Code that draws figures

——

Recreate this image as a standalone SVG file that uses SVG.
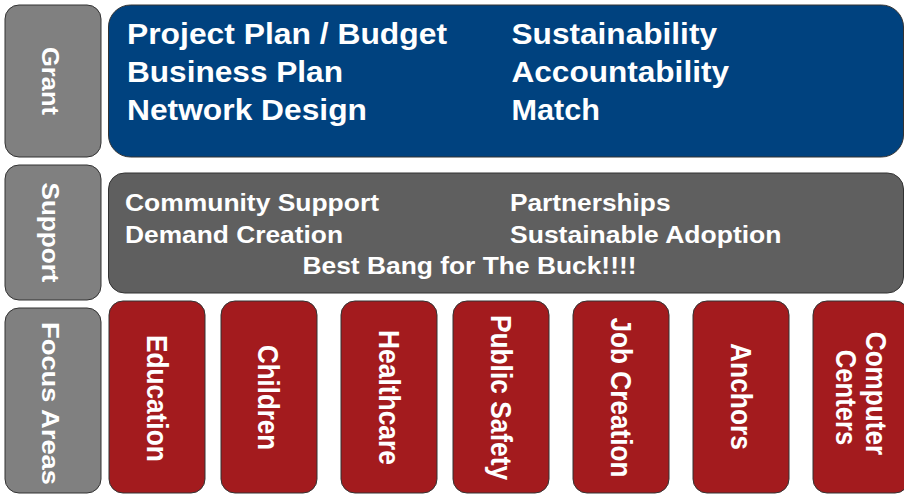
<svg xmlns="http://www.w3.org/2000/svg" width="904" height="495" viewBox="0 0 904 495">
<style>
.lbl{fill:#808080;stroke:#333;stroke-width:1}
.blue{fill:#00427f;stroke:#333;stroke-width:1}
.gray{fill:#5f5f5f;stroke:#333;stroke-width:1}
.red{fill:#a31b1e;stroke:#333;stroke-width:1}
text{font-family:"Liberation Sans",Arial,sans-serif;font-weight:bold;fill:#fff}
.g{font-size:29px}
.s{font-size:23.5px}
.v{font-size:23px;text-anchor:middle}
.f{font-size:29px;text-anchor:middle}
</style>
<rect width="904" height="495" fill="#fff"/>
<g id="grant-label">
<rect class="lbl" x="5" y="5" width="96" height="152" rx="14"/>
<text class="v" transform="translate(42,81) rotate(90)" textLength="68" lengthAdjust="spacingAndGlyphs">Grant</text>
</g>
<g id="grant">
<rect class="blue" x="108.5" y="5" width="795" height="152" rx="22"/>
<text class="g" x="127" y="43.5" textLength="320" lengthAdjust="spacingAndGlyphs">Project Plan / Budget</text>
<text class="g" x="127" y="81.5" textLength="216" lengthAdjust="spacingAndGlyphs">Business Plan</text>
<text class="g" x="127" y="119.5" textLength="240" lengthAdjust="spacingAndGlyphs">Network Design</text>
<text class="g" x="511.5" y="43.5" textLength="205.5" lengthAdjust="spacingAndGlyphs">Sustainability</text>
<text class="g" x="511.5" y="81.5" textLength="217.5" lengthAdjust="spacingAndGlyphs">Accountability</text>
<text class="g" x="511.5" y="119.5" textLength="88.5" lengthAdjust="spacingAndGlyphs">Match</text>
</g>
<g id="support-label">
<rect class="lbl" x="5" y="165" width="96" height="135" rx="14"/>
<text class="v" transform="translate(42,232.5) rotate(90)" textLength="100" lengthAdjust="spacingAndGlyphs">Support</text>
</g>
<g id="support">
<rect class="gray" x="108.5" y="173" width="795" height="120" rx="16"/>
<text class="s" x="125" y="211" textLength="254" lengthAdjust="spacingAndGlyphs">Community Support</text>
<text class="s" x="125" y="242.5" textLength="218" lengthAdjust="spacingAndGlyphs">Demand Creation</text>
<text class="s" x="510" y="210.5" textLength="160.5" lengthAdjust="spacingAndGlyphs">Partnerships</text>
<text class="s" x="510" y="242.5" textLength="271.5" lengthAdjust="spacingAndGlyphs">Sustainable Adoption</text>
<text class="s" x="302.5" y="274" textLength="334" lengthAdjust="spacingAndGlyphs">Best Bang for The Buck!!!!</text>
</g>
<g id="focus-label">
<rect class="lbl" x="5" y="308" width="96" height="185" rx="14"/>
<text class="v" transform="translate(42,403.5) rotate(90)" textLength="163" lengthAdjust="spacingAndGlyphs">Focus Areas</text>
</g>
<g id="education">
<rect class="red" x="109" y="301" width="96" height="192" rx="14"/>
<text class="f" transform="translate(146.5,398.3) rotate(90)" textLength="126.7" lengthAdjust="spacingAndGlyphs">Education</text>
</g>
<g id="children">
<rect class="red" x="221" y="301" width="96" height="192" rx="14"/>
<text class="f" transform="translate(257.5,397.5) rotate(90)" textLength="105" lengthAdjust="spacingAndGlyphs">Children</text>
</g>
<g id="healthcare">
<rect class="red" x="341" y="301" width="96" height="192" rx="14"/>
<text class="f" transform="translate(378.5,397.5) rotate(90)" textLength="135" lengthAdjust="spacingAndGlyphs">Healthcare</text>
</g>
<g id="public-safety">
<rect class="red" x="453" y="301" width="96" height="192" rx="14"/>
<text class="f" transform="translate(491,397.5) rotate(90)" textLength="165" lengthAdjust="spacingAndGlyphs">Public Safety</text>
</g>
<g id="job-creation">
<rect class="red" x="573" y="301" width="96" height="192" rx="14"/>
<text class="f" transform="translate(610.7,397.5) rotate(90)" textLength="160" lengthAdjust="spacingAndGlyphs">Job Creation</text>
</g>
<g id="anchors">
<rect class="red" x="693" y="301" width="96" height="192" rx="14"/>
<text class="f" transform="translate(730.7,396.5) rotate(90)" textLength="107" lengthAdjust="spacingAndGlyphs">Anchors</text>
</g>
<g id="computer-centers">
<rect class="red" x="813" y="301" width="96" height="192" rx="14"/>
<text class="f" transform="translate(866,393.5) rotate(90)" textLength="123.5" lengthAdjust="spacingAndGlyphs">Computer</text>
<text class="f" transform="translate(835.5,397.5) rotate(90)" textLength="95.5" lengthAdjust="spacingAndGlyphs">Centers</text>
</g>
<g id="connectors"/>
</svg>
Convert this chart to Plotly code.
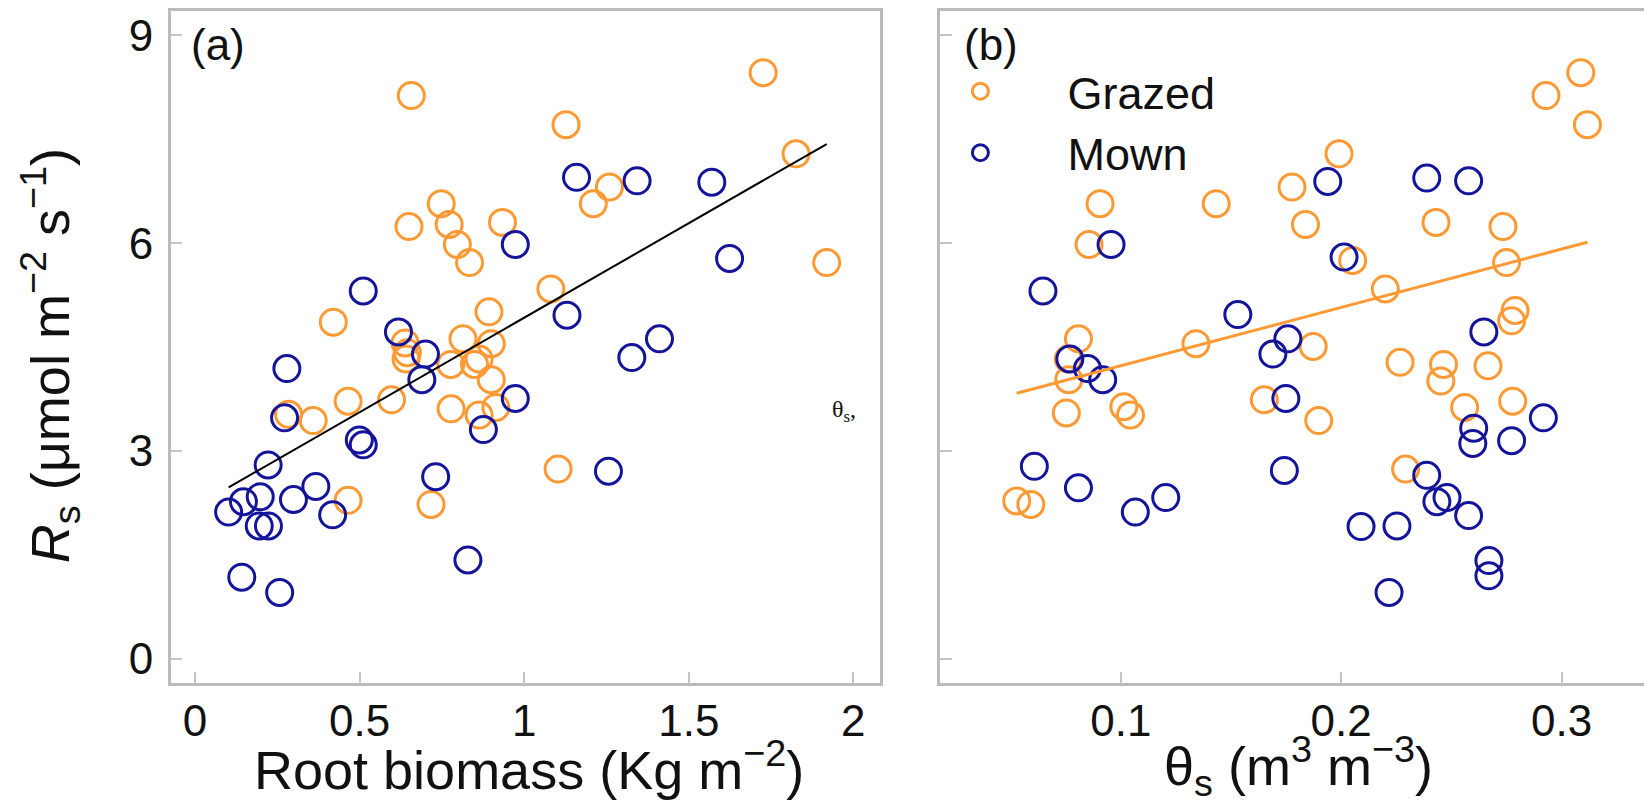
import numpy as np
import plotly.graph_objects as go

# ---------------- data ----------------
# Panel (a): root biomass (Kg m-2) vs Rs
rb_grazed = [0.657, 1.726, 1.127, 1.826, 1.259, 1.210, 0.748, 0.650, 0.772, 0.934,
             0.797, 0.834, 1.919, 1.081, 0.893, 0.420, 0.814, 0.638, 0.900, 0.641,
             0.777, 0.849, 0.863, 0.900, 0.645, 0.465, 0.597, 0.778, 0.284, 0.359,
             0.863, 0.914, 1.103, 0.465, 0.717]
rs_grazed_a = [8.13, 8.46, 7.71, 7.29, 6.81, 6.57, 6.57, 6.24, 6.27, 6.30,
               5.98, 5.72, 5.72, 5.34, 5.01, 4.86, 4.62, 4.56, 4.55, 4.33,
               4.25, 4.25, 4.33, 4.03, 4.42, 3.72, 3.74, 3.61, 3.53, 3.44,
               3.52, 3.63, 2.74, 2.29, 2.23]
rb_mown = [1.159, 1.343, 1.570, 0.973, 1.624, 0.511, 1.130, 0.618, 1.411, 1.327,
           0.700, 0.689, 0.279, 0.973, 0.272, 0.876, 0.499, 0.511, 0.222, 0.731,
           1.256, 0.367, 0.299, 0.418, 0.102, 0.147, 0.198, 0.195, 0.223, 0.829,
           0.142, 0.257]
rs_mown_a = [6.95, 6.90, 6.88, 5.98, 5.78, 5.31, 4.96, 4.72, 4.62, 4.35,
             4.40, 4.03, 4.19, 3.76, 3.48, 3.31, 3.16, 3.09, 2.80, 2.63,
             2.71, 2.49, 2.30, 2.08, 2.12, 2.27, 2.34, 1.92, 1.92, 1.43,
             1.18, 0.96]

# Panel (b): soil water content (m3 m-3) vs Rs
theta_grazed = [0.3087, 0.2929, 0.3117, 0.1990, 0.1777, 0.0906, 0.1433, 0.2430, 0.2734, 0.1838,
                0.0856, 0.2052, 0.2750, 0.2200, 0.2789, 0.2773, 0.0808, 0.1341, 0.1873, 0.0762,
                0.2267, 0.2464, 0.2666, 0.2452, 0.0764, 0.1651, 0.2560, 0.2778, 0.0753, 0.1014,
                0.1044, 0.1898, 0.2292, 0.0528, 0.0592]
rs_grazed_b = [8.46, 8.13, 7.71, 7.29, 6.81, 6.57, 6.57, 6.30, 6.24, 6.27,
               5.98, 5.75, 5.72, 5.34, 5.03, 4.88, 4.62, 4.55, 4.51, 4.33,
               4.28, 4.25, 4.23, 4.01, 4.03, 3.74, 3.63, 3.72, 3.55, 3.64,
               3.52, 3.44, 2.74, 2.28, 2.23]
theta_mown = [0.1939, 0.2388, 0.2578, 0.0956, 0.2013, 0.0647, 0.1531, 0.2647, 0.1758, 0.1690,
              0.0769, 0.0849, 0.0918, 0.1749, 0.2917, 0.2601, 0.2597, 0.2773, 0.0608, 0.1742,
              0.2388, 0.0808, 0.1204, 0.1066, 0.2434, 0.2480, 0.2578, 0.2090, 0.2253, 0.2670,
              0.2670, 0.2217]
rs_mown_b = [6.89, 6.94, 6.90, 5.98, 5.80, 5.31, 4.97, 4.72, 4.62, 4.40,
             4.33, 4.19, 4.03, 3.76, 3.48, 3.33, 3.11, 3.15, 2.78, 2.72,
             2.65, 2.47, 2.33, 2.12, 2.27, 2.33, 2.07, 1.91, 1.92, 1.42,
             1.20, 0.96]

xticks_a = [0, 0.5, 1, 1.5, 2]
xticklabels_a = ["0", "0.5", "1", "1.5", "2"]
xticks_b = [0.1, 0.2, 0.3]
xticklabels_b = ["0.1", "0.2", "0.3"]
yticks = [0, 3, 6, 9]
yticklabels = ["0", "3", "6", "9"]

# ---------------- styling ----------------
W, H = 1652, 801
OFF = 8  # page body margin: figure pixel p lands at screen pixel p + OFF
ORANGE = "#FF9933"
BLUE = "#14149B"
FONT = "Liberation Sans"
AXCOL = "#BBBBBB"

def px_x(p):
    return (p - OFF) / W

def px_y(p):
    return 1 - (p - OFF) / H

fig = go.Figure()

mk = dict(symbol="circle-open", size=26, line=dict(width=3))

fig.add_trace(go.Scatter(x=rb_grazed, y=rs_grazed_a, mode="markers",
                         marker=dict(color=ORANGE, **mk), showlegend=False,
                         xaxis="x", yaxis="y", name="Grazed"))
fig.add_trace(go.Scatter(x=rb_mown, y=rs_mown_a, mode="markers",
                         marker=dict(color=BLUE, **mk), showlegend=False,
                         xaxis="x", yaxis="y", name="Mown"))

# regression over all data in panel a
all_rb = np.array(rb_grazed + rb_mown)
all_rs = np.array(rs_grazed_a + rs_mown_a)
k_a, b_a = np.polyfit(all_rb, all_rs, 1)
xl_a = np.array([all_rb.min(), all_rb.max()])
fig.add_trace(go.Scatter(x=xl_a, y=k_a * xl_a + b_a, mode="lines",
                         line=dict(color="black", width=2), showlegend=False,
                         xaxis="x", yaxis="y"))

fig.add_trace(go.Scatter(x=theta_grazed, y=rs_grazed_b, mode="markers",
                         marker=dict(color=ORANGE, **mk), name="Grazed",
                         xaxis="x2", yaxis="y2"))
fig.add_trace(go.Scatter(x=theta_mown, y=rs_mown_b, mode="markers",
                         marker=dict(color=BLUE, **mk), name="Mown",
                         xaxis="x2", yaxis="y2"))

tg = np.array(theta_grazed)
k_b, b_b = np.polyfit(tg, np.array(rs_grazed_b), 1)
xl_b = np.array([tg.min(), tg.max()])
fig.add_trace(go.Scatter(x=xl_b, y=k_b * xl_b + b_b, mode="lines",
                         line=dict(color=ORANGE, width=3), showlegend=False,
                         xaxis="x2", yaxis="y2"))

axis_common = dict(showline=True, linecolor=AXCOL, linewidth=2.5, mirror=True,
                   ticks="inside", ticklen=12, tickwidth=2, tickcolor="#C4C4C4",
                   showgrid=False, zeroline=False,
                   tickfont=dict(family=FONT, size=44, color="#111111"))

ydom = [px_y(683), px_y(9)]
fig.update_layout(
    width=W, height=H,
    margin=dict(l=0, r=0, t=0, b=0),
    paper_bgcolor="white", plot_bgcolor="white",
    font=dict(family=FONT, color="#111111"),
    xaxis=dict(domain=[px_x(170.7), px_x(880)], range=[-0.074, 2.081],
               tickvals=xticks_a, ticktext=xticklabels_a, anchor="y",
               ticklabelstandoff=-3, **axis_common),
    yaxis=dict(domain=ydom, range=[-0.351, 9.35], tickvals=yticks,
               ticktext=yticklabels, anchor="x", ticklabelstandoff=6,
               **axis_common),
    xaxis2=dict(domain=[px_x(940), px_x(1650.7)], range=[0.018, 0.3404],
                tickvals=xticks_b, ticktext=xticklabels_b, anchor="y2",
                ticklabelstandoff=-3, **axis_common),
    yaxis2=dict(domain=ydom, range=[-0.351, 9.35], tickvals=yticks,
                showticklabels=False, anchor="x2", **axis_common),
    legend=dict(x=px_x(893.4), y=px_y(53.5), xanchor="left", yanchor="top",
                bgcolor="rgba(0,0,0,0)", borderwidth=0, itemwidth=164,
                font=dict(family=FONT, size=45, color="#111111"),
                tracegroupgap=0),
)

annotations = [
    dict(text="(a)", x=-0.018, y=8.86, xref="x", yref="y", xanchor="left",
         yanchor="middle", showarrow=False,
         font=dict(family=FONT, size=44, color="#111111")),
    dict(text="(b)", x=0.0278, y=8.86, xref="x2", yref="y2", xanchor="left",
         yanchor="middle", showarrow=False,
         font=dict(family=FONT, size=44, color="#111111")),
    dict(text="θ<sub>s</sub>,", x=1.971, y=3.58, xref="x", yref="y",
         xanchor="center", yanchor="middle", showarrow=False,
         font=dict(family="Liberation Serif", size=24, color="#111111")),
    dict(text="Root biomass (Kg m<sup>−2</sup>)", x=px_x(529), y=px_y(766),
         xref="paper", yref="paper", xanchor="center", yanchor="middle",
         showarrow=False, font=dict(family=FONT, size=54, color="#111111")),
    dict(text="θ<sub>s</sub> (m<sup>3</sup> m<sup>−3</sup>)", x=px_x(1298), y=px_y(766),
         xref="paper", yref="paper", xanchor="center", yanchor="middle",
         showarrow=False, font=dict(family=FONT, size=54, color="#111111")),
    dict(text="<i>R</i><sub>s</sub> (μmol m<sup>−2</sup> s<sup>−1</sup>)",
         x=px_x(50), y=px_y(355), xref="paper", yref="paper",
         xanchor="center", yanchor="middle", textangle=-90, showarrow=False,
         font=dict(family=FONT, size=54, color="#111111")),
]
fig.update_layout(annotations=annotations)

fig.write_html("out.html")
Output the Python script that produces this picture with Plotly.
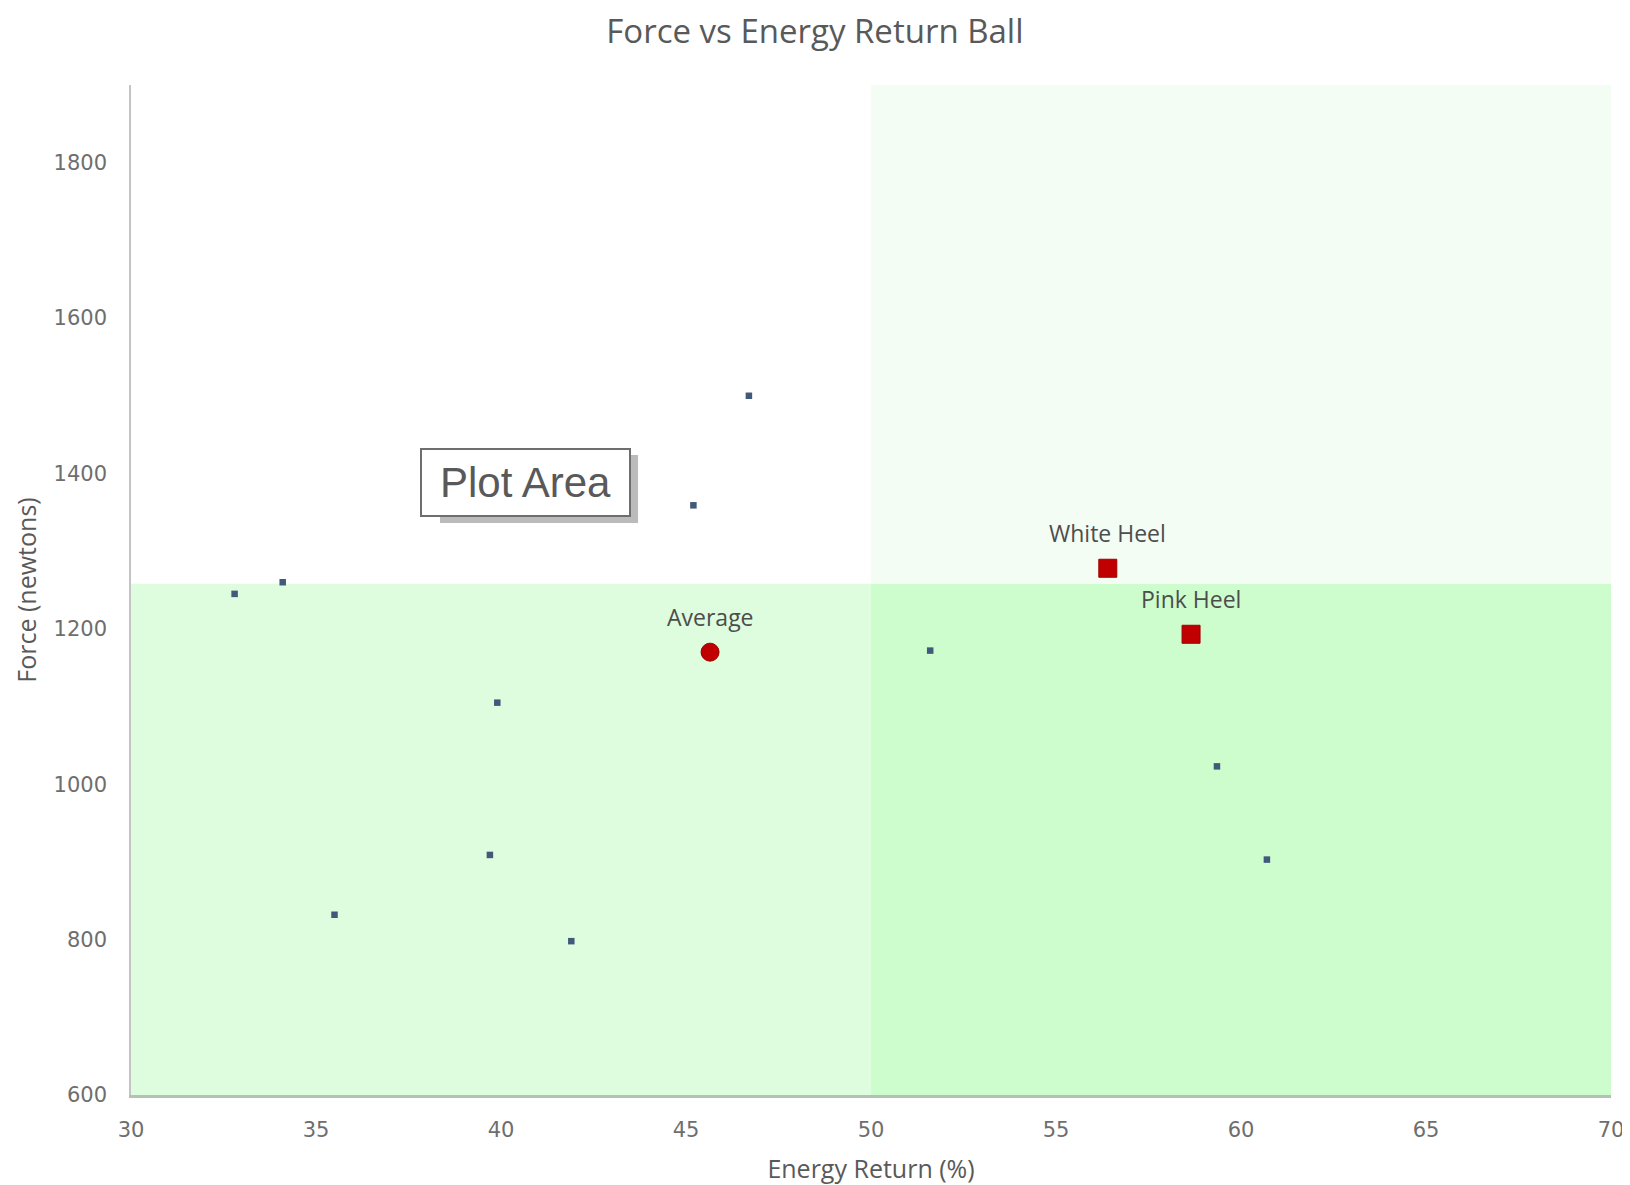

——

The exercise: Exactly as they appear, write out the lines from the one containing "Convert this chart to Plotly code." down to the one containing "import plotly.graph_objects as go", both included. Pictures are left out.

Exercise result:
Convert this chart to Plotly code.
import numpy as np
import plotly.graph_objects as go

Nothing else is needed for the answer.